[Code that draws figures]

◇ ◇ ◇ ◇ ◇

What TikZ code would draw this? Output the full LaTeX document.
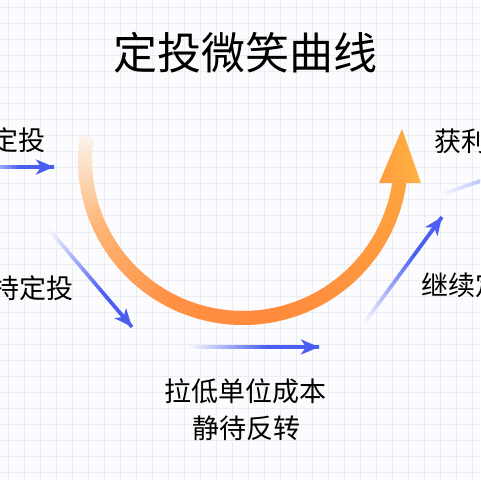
\documentclass[tikz,border=0pt]{standalone}
\usepackage{fontspec}
\setmainfont{Noto Sans CJK SC}
\usetikzlibrary{calc,arrows.meta}
\definecolor{bgc}{HTML}{FCFCFE}
\definecolor{gridc}{HTML}{ECECF3}
\definecolor{arrowblue}{HTML}{4B5EF2}
\definecolor{oc0}{HTML}{FBF3EA}
\definecolor{oc1}{HTML}{FFB576}
\definecolor{oc2}{HTML}{FF9043}
\definecolor{oc3}{HTML}{FF8A3D}
\definecolor{oc4}{HTML}{FF983E}
\definecolor{oc5}{HTML}{FFA43E}
\definecolor{headA}{HTML}{FF9C3C}
\definecolor{headB}{HTML}{FFB345}
\newcommand\fadeline[5]{%
  \foreach \i in {0,...,39}{%
    \pgfmathsetmacro\ta{\i/40}%
    \pgfmathsetmacro\tb{min(1,(\i+1.4)/40)}%
    \pgfmathsetmacro\pc{min(100,#3+(#4-#3)*\ta/#5)}%
    \draw[line width=1.8pt, draw=arrowblue!\pc!bgc] ($(#1)!\ta!(#2)$) -- ($(#1)!\tb!(#2)$);
  }}
\tikzset{
  lbl/.style={inner sep=0pt, font=\fontsize{13.5pt}{16pt}\selectfont, text=black},
  ttl/.style={inner sep=0pt, font=\fontsize{22pt}{26pt}\selectfont, text=black},
  bluehead/.style={-{Stealth[length=9pt,width=7.5pt,inset=2.5pt]}, line width=1.8pt, draw=arrowblue}
}
\begin{document}
\begin{tikzpicture}[x=0.5pt,y=-0.5pt]
\useasboundingbox (0,0) rectangle (480,480);
\clip (0,0) rectangle (480,480);
\fill[bgc] (0,0) rectangle (480,480);
\foreach \g in {8,24,...,472}{
  \draw[gridc, line width=0.5pt] (\g,0) -- (\g,480);
  \draw[gridc, line width=0.5pt] (0,\g) -- (480,\g);
}
% title
\node[ttl] (title) at (245,53) {定投微笑曲线};
% smile curve
\foreach \i in {0,...,179}{%
  \pgfmathsetmacro\f{\i/179}%
  \pgfmathsetmacro\a{188.4-\i}%
  \pgfmathsetmacro\b{\a-1.4}%
  \ifdim\f pt<0.18pt
    \pgfmathsetmacro\p{100*\f/0.18}\colorlet{cc}{oc1!\p!oc0}%
  \else\ifdim\f pt<0.4pt
    \pgfmathsetmacro\p{100*(\f-0.18)/0.22}\colorlet{cc}{oc2!\p!oc1}%
  \else\ifdim\f pt<0.6pt
    \pgfmathsetmacro\p{100*(\f-0.4)/0.2}\colorlet{cc}{oc3!\p!oc2}%
  \else\ifdim\f pt<0.85pt
    \pgfmathsetmacro\p{100*(\f-0.6)/0.25}\colorlet{cc}{oc4!\p!oc3}%
  \else
    \pgfmathsetmacro\p{100*(\f-0.85)/0.15}\colorlet{cc}{oc5!\p!oc4}%
  \fi\fi\fi\fi
  \draw[line width=7pt, draw=cc] ({243+158*cos(\a)},{160+158*sin(\a)}) -- ({243+158*cos(\b)},{160+158*sin(\b)});
}
\coordinate (hl) at (379,183);
\coordinate (hr) at (421,183);
\coordinate (ht) at (402,129);
\shade[left color=headA, right color=headB] (hl) -- (hr) -- (ht) -- cycle;
% blue arrows
\coordinate (a1s) at (-10,167); \coordinate (a1e) at (54,167);
\coordinate (a2s) at (47,227);  \coordinate (a2e) at (132,327);
\coordinate (a3s) at (186,347); \coordinate (a3e) at (319,347);
\coordinate (a4s) at (362,326); \coordinate (a4e) at (442,217);
\coordinate (a5s) at (440,195); \coordinate (a5e) at (492,177);
\fadeline{a1s}{a1e}{30}{100}{0.45}
\draw[bluehead] ($(a1s)!0.85!(a1e)$) -- (a1e);
\fadeline{a2s}{a2e}{0}{100}{0.65}
\draw[bluehead] ($(a2s)!0.85!(a2e)$) -- (a2e);
\fadeline{a3s}{a3e}{0}{100}{0.6}
\draw[bluehead] ($(a3s)!0.85!(a3e)$) -- (a3e);
\fadeline{a4s}{a4e}{0}{100}{0.65}
\draw[bluehead] ($(a4s)!0.85!(a4e)$) -- (a4e);
\fadeline{a5s}{a5e}{0}{45}{1}
% labels
\node[lbl, anchor=east] (l1) at (46,140) {定投};
\node[lbl, anchor=east] (l2) at (74,288) {持定投};
\node[lbl] (l3) at (245,391) {拉低单位成本};
\node[lbl] (l4) at (246,428) {静待反转};
\node[lbl, anchor=west] (l5) at (434,141) {获利};
\node[lbl, anchor=west] (l6) at (421,285) {继续定};
\end{tikzpicture}
\end{document}
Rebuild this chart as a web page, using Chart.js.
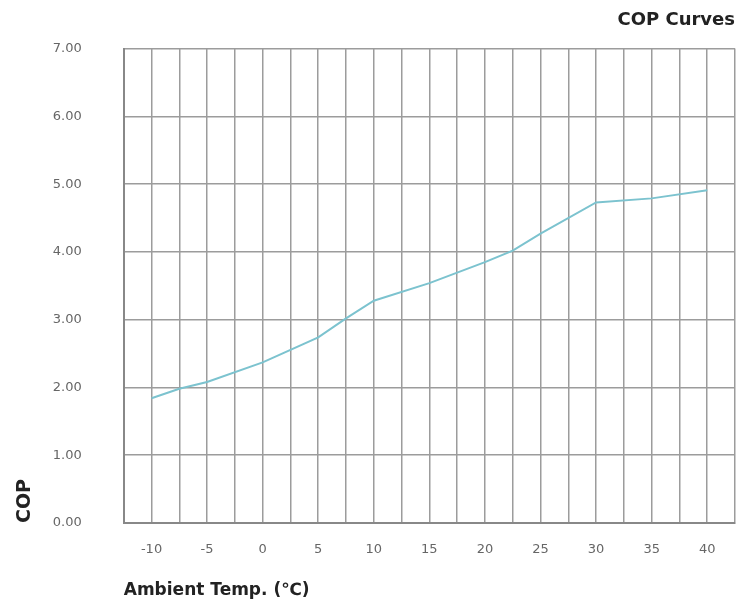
<!DOCTYPE html>
<html>
<head>
<meta charset="utf-8">
<script src="https://cdn.jsdelivr.net/npm/chart.js@4"></script>
<style>
  html, body { margin: 0; padding: 0; background: #fff; }
  #wrap { width: 750px; height: 601px; }
</style>
</head>
<body>
<div id="wrap"><canvas id="copChart"></canvas></div>
<script>
  // Ambient temperature (°C) and COP
  const temps = [-10, -7.5, -5, 0, 5, 7.5, 10, 15, 20, 22.5, 25, 30, 35, 40];
  const cop = [1.84, 1.98, 2.08, 2.37, 2.74, 3.02, 3.28, 3.54, 3.85, 4.02, 4.27, 4.73, 4.79, 4.91];
  const yTicks = [0, 1, 2, 3, 4, 5, 6, 7];

  const gridColor = "#9c9c9c";
  const fontFamily = "'DejaVu Sans', Arial, sans-serif";

  const ctx = document.getElementById("copChart").getContext("2d");
  const copChart = new Chart(ctx, {
    type: "line",
    data: {
      datasets: [
        {
          label: "COP",
          data: temps.map((t, i) => ({ x: t, y: cop[i] })),
          borderColor: "#7cc3cf",
          borderWidth: 2,
          pointRadius: 0,
          tension: 0,
          fill: false,
        },
      ],
    },
    options: {
      responsive: true,
      maintainAspectRatio: false,
      animation: false,
      layout: {
        padding: { left: 12, right: 15, top: 0, bottom: 0 },
      },
      scales: {
        x: {
          type: "linear",
          min: -12.5,
          max: 42.5,
          border: { color: "#888", width: 2 },
          // invisible tick marks give the gap between axis and labels
          grid: { color: gridColor, lineWidth: 1.5, tickLength: 19, tickColor: "transparent" },
          ticks: {
            stepSize: 2.5,
            autoSkip: false,
            maxRotation: 0,
            padding: 0,
            color: "#666",
            font: { family: fontFamily, size: 13 },
            callback: (v) => (v % 5 === 0 ? String(v) : ""),
          },
          title: {
            display: true,
            text: "Ambient Temp. (℃)",
            align: "start",
            color: "#222",
            font: { family: fontFamily, size: 17, weight: "bold" },
            padding: { top: 23, bottom: 0 },
          },
        },
        y: {
          min: 0,
          max: 7,
          border: { color: "#888", width: 2 },
          grid: { color: gridColor, lineWidth: 1.5, tickLength: 42, tickColor: "transparent" },
          afterBuildTicks: (axis) => {
            axis.ticks = yTicks.map((v) => ({ value: v }));
          },
          ticks: {
            padding: 0,
            color: "#666",
            font: { family: fontFamily, size: 13 },
            callback: (v) => v.toFixed(2),
          },
          title: {
            display: true,
            text: "COP",
            align: "start",
            color: "#222",
            font: { family: fontFamily, size: 19, weight: "bold" },
            padding: { top: 2, bottom: 16 },
          },
        },
      },
      plugins: {
        legend: { display: false },
        tooltip: { enabled: false },
        title: {
          display: true,
          text: "COP Curves",
          align: "end",
          color: "#222",
          font: { family: fontFamily, size: 18, weight: "bold" },
          padding: { top: 10, bottom: 17 },
        },
      },
    },
  });
</script>
</body>
</html>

◇ ◇ ◇ ◇ ◇

Exercise directions:
Give again, word for word, the part that opens with the line containing "Rebuild this chart" and closes with the one containing "const yTicks = [0, 1, 2, 3, 4, 5, 6, 7];". Include both of those lines and skip all pictures.

Written solution:
Rebuild this chart as a web page, using Chart.js.
<!DOCTYPE html>
<html>
<head>
<meta charset="utf-8">
<script src="https://cdn.jsdelivr.net/npm/chart.js@4"></script>
<style>
  html, body { margin: 0; padding: 0; background: #fff; }
  #wrap { width: 750px; height: 601px; }
</style>
</head>
<body>
<div id="wrap"><canvas id="copChart"></canvas></div>
<script>
  // Ambient temperature (°C) and COP
  const temps = [-10, -7.5, -5, 0, 5, 7.5, 10, 15, 20, 22.5, 25, 30, 35, 40];
  const cop = [1.84, 1.98, 2.08, 2.37, 2.74, 3.02, 3.28, 3.54, 3.85, 4.02, 4.27, 4.73, 4.79, 4.91];
  const yTicks = [0, 1, 2, 3, 4, 5, 6, 7];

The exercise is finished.